Among other things, Driscoll objects to the county’s rule that each home on his street hold 12,000 gallons of water in tanks. “These are 9 foot in circumference, maybe 10, and 11 feet high. Two of ‘em, for L.A. County to have what they need,” he said.
But L.A. County deputy fire chief John Todd says updated regulations shouldn’t surprise people after a major fire. “Especially when you’re dealing with an older community — the fire codes have changed dramatically since those homes were originally built,” Todd said. “And they’ve changed several times.”
Todd said he understands Driscoll’s frustration. He insists the fire department wants to bring him and others back, safely.
“We have to be able to get in and help those people and support those people,” he said. “And we want to do everything we can when we’re rebuilding, to make sure that they won’t have to face this kind of situation again.”
L.A. has seen people and their hillside homes threatened often in the last century.
The first forester and fire chief in L.A. County was a man named Stuart Flintham. Trained at the Yale School of Forestry, he put in fire lookouts and fire lanes, but wildfire remained difficult to control.
Char Miller, who directs the environmental analysis program at Pomona College, knows a lot about Flintham.
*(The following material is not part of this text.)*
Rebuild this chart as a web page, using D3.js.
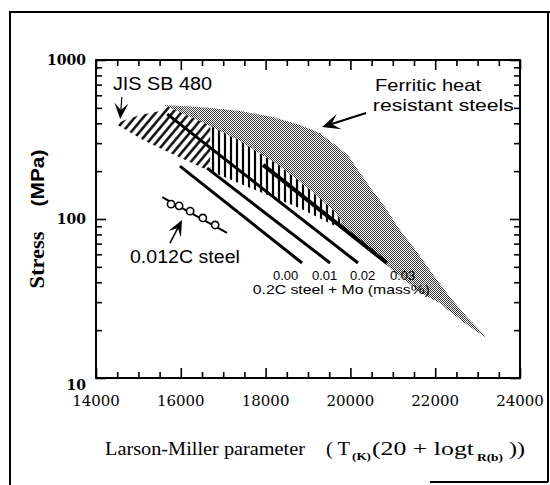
<!DOCTYPE html>
<html>
<head>
<meta charset="utf-8">
<script src="https://cdn.jsdelivr.net/npm/d3@7"></script>
<style>
  body { margin: 0; background: #fff; }
  text { fill: #000; }
</style>
</head>
<body>
<div class="chart"></div>
<script>
// Larson-Miller parameter vs stress

// dotted band "Ferritic heat resistant steels": upper edge, then lower edge back from the tip
const ferriticUpper = [
  [15630, 521], [16450, 506], [17400, 478], [18170, 438], [18810, 390],
  [19280, 347], [19640, 292], [19940, 253], [20230, 195], [20530, 150],
  [20820, 119], [21100, 90.4], [21410, 70.6], [21710, 55.2], [22040, 41.3],
  [22350, 32.3], [22750, 24.2], [23170, 18.6]
];
const ferriticLower = [
  [23170, 18.1], [22660, 22.5], [22110, 29.5], [21640, 34.6], [21170, 43.8],
  [20820, 52.1], [20230, 70.6], [19750, 91.7], [19050, 131.7], [18340, 189],
  [17400, 271.6], [16450, 373], [15650, 485]
];

// hatched band "JIS SB 480"
const jisBand = [
  [14470, 396], [14680, 419], [15040, 451], [15510, 478], [15650, 514],
  [16450, 413], [17400, 309], [18340, 215], [19050, 152], [19640, 110.7],
  [19800, 95.7], [19640, 90.4], [18810, 117], [17630, 157], [16520, 209],
  [15750, 260], [15110, 314]
];

// 0.2C steel + Mo lines
const moLevels = ["0.00", "0.01", "0.02", "0.03"];
const moStart = [[15980, 215], [16620, 209], [15680, 457], [17940, 219]];
const moEnd = [[18860, 52.9], [19520, 52.9], [20180, 52.9], [20860, 52.9]];
const moLabelX = [18175, 19094, 19991, 20934];
const moWidth = [3, 3, 3, 4];

// 0.012C steel
const lowCLine = [[15560, 137.5], [17090, 81.7]];
const lowCPoints = [[15770, 124], [15960, 121], [16220, 112], [16520, 101.5], [16810, 91.7]];

const xTicks = [14000, 16000, 18000, 20000, 22000, 24000];
const yTicks = [10, 100, 1000];

const width = 550;
const height = 485;
const margin = { top: 60, right: 30, bottom: 107, left: 96 };

const svg = d3.select(".chart")
  .append("svg")
  .attr("width", width)
  .attr("height", height);

const x = d3.scaleLinear()
  .domain([14000, 24000])
  .range([margin.left, width - margin.right]);

const y = d3.scaleLog()
  .domain([10, 1000])
  .range([height - margin.bottom, margin.top]);

const plotBottom = height - margin.bottom;
const plotRight = width - margin.right;

// patterns for the dotted and hatched areas
const defs = svg.append("defs");
const dots = defs.append("pattern")
  .attr("id", "dots")
  .attr("patternUnits", "userSpaceOnUse")
  .attr("width", 2)
  .attr("height", 2);
dots.append("rect").attr("width", 2).attr("height", 2).attr("fill", "#fff");
dots.append("rect").attr("width", 1).attr("height", 1).attr("fill", "#3a3a3a");
dots.append("rect").attr("x", 1).attr("y", 1).attr("width", 1).attr("height", 1).attr("fill", "#3a3a3a");

function hatch(id, angle, gap, w) {
  const p = defs.append("pattern")
    .attr("id", id)
    .attr("patternUnits", "userSpaceOnUse")
    .attr("width", gap)
    .attr("height", gap)
    .attr("patternTransform", `rotate(${angle})`);
  p.append("rect").attr("width", gap).attr("height", gap).attr("fill", "#fff");
  p.append("line")
    .attr("x1", gap / 2).attr("x2", gap / 2)
    .attr("y1", 0).attr("y2", gap)
    .attr("stroke", "#000")
    .attr("stroke-width", w);
}
hatch("hatchDiag", 40, 6.5, 2.4);
hatch("hatchVert", 0, 6, 2.2);

const splitX = x(16700);
defs.append("clipPath").attr("id", "clipLeft")
  .append("rect").attr("x", 0).attr("y", 0).attr("width", splitX).attr("height", height);
defs.append("clipPath").attr("id", "clipRight")
  .append("rect").attr("x", splitX).attr("y", 0).attr("width", width - splitX).attr("height", height);

// outer frame of the scanned figure
svg.append("path")
  .attr("d", "M9,12 H550 M10,12 V485 M548,12 V482 M430,482 H548")
  .attr("fill", "none")
  .attr("stroke", "#000")
  .attr("stroke-width", 2);

const area = d3.line().x(d => x(d[0])).y(d => y(d[1]));

svg.append("path")
  .datum(ferriticUpper.concat(ferriticLower))
  .attr("d", d => area(d) + "Z")
  .attr("fill", "url(#dots)");

svg.append("path")
  .datum(jisBand)
  .attr("d", d => area(d) + "Z")
  .attr("fill", "url(#hatchDiag)")
  .attr("clip-path", "url(#clipLeft)");

svg.append("path")
  .datum(jisBand)
  .attr("d", d => area(d) + "Z")
  .attr("fill", "url(#hatchVert)")
  .attr("clip-path", "url(#clipRight)");

// Mo lines
svg.append("g")
  .selectAll("line")
  .data(moLevels)
  .enter()
  .append("line")
  .attr("x1", (d, i) => x(moStart[i][0]))
  .attr("y1", (d, i) => y(moStart[i][1]))
  .attr("x2", (d, i) => x(moEnd[i][0]))
  .attr("y2", (d, i) => y(moEnd[i][1]))
  .attr("stroke", "#000")
  .attr("stroke-width", (d, i) => moWidth[i]);

svg.append("g")
  .selectAll("text")
  .data(moLevels)
  .enter()
  .append("text")
  .attr("x", (d, i) => x(moLabelX[i]))
  .attr("y", y(41.3))
  .style("font-family", "Liberation Sans, Arial, sans-serif")
  .style("font-size", "13px")
  .text(d => d);

svg.append("text")
  .attr("x", x(17700))
  .attr("y", y(33.7))
  .attr("textLength", 177)
  .attr("lengthAdjust", "spacingAndGlyphs")
  .style("font-family", "Liberation Sans, Arial, sans-serif")
  .style("font-size", "13px")
  .text("0.2C steel + Mo (mass%)");

// 0.012C steel
svg.append("path")
  .datum(lowCLine)
  .attr("d", area)
  .attr("stroke", "#000")
  .attr("stroke-width", 2)
  .attr("fill", "none");

svg.append("g")
  .selectAll("circle")
  .data(lowCPoints)
  .enter()
  .append("circle")
  .attr("cx", d => x(d[0]))
  .attr("cy", d => y(d[1]))
  .attr("r", 3.6)
  .attr("fill", "#fff")
  .attr("stroke", "#000")
  .attr("stroke-width", 1.6);

// arrows with a notched, filled head
function arrow(from, to, len, half, notch, lw) {
  const sx = x(from[0]), sy = y(from[1]);
  const tx = x(to[0]), ty = y(to[1]);
  const dx = tx - sx, dy = ty - sy;
  const n = Math.hypot(dx, dy);
  const ux = dx / n, uy = dy / n;
  const px = -uy, py = ux;
  const bx = tx - ux * len, by = ty - uy * len;
  const nx = tx - ux * (len - notch), ny = ty - uy * (len - notch);
  svg.append("line")
    .attr("x1", sx).attr("y1", sy)
    .attr("x2", nx).attr("y2", ny)
    .attr("stroke", "#000")
    .attr("stroke-width", lw);
  svg.append("path")
    .attr("d", `M${tx},${ty} L${bx + px * half},${by + py * half} L${nx},${ny} L${bx - px * half},${by - py * half} Z`)
    .attr("fill", "#000");
}
arrow([14610, 585], [14570, 425], 16, 7, 7, 1.2);
arrow([20370, 464], [19330, 379], 18, 8, 8, 2);
arrow([15745, 70.6], [16030, 98.6], 16, 7, 7, 1.5);

const labelFont = "Liberation Sans, Arial, sans-serif";
function label(text, pos, len, size) {
  svg.append("text")
    .attr("x", x(pos[0]))
    .attr("y", y(pos[1]))
    .attr("textLength", len)
    .attr("lengthAdjust", "spacingAndGlyphs")
    .style("font-family", labelFont)
    .style("font-size", size + "px")
    .text(text);
}
label("JIS SB 480", [14400, 648], 99, 18);
label("Ferritic heat", [20580, 640], 106, 16.5);
label("resistant  steels", [20530, 480], 141, 16.5);
label("0.012C steel", [14800, 52.9], 110, 18);

// axes: ticks point inward on all four sides
const xMinor = d3.range(14000, 24001, 500).filter(v => v % 2000 !== 0);
const yMinor = [];
[10, 100].forEach(dec => {
  for (let k = 2; k <= 9; k++) yMinor.push(dec * k);
});

function ticks(axis, values, size, tr) {
  svg.append("g")
    .attr("transform", tr)
    .call(axis.tickValues(values).tickSize(-size).tickFormat(""))
    .call(g => g.select(".domain").remove())
    .selectAll("line")
    .attr("stroke-width", 1.6);
}
ticks(d3.axisBottom(x), xTicks, 10, `translate(0,${plotBottom})`);
ticks(d3.axisBottom(x), xMinor, 6, `translate(0,${plotBottom})`);
ticks(d3.axisTop(x), xTicks, 10, `translate(0,${margin.top})`);
ticks(d3.axisTop(x), xMinor, 6, `translate(0,${margin.top})`);
ticks(d3.axisLeft(y), yTicks, 10, `translate(${margin.left},0)`);
ticks(d3.axisLeft(y), yMinor, 6, `translate(${margin.left},0)`);
ticks(d3.axisRight(y), yTicks, 10, `translate(${plotRight},0)`);
ticks(d3.axisRight(y), yMinor, 6, `translate(${plotRight},0)`);

svg.append("rect")
  .attr("x", margin.left)
  .attr("y", margin.top)
  .attr("width", plotRight - margin.left)
  .attr("height", plotBottom - margin.top)
  .attr("fill", "none")
  .attr("stroke", "#000")
  .attr("stroke-width", 2);

// tick labels
svg.append("g")
  .selectAll("text")
  .data(xTicks)
  .enter()
  .append("text")
  .attr("x", d => x(d))
  .attr("y", plotBottom + 28)
  .attr("text-anchor", "middle")
  .style("font-family", "DejaVu Serif, serif")
  .style("font-size", "15px")
  .text(d => d);

svg.append("g")
  .selectAll("text")
  .data(yTicks)
  .enter()
  .append("text")
  .attr("x", margin.left - 10)
  .attr("y", d => y(d) + (d === 10 ? 12 : 5))
  .attr("text-anchor", "end")
  .style("font-family", "DejaVu Serif, serif")
  .style("font-weight", "bold")
  .style("font-size", "14px")
  .text(d => d);

// axis titles
svg.append("text")
  .attr("transform", "translate(44, 260) rotate(-90)")
  .attr("text-anchor", "middle")
  .attr("textLength", 57)
  .attr("lengthAdjust", "spacingAndGlyphs")
  .style("font-family", "Liberation Serif, serif")
  .style("font-weight", "bold")
  .style("font-size", "20px")
  .text("Stress");

svg.append("text")
  .attr("transform", "translate(44, 178) rotate(-90)")
  .attr("text-anchor", "middle")
  .attr("textLength", 57)
  .attr("lengthAdjust", "spacingAndGlyphs")
  .style("font-family", "Liberation Sans, sans-serif")
  .style("font-weight", "bold")
  .style("font-size", "19px")
  .text("(MPa)");

const titleY = 455;
const titleParts = [
  { t: "Larson-Miller parameter", x: 105, len: 200, size: 19, dy: 0 },
  { t: "(  T", x: 326, len: 24, size: 18, dy: 0 },
  { t: "(K)", x: 352, len: 19, size: 11, dy: 5 },
  { t: "(20 + logt", x: 372, len: 102, size: 18, dy: 0 },
  { t: "R(b)", x: 477, len: 26, size: 11, dy: 6 },
  { t: "))", x: 509, len: 16, size: 18, dy: 0 }
];
svg.append("g")
  .selectAll("text")
  .data(titleParts)
  .enter()
  .append("text")
  .attr("x", d => d.x)
  .attr("y", d => titleY + d.dy)
  .attr("textLength", d => d.len)
  .attr("lengthAdjust", "spacingAndGlyphs")
  .style("font-family", "Liberation Serif, serif")
  .style("font-size", d => d.size + "px")
  .style("font-weight", d => d.size < 15 ? "bold" : "normal")
  .text(d => d.t);
</script>
</body>
</html>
He says Flintham went up the hills to talk to them about their risk. “Basically to suggest, look, you are going to suffer,” Miller said. “You need to think through what your obligations to yourself and to your neighbors, whoever lives in that neighborhood, might be.”
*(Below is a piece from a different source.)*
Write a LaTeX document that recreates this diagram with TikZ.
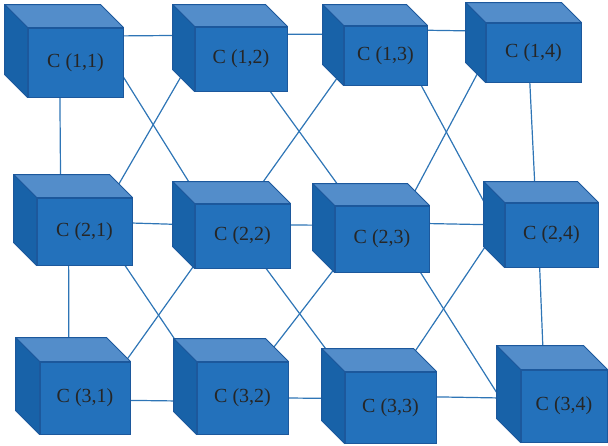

Miller said pilots who honed skills in World War II brought aerial firefighting to Southern California in the 1950s. That practice has continued, and expanded. Miller said that, over 50 years, that’s sent a message that we control the landscape.
“This is a landscape we manage. … And it’s a landscape that’s, because of those things, open for development,” he said. “And in the end, there aren’t any signals that say you shouldn’t do this. All the signals seem to be green. You should move higher and farther into these canyons.”
Today, Big Tujunga Canyon still has a “neighborhood.” A cabin that once belonged to Bronwen Aker’s grandmother still stands, on federal land. Aker said her grandmother lived like a hermit. She did too. Now she’s part of a community whose identity was forged by fire and the aerial response to it by the U.S. Forest Service.
“For the most part, we feel we’ve been left on our own. And it’s hard,” Aker said. “That’s another reason we come together; we don’t have anyone else to turn to except each other.”
An email list now binds together Station Fire survivors separated by geography. And once a year — this Sunday, in fact — former and current residents will gather at Aker’s cabin for a barbecue.
“I want to give the members of the community an opportunity for us to come together in the canyon,” Aker said. That doesn’t happen often. “It’s a chance to share, to find out what’s going on, to commiserate. And the food’s good too.”
Two weeks ago, the Forest Service said it would use aerial firefighting at night. Too little, too late, say many of these residents and homeowners. Rob Driscoll allowed that he’s satisfied.
“I believe we’re wired up that we seek heights, we seek water, we seek depths, we seek nature, but we have to be exposed to it,” Driscoll said. “And once you fall in love, it’s hard to leave it.”
It would take different signals than Driscoll’s gotten from state and local authorities for him to do so. He said he’s confident he’ll get through the county’s bureaucracy eventually. When he does, he’ll stay put.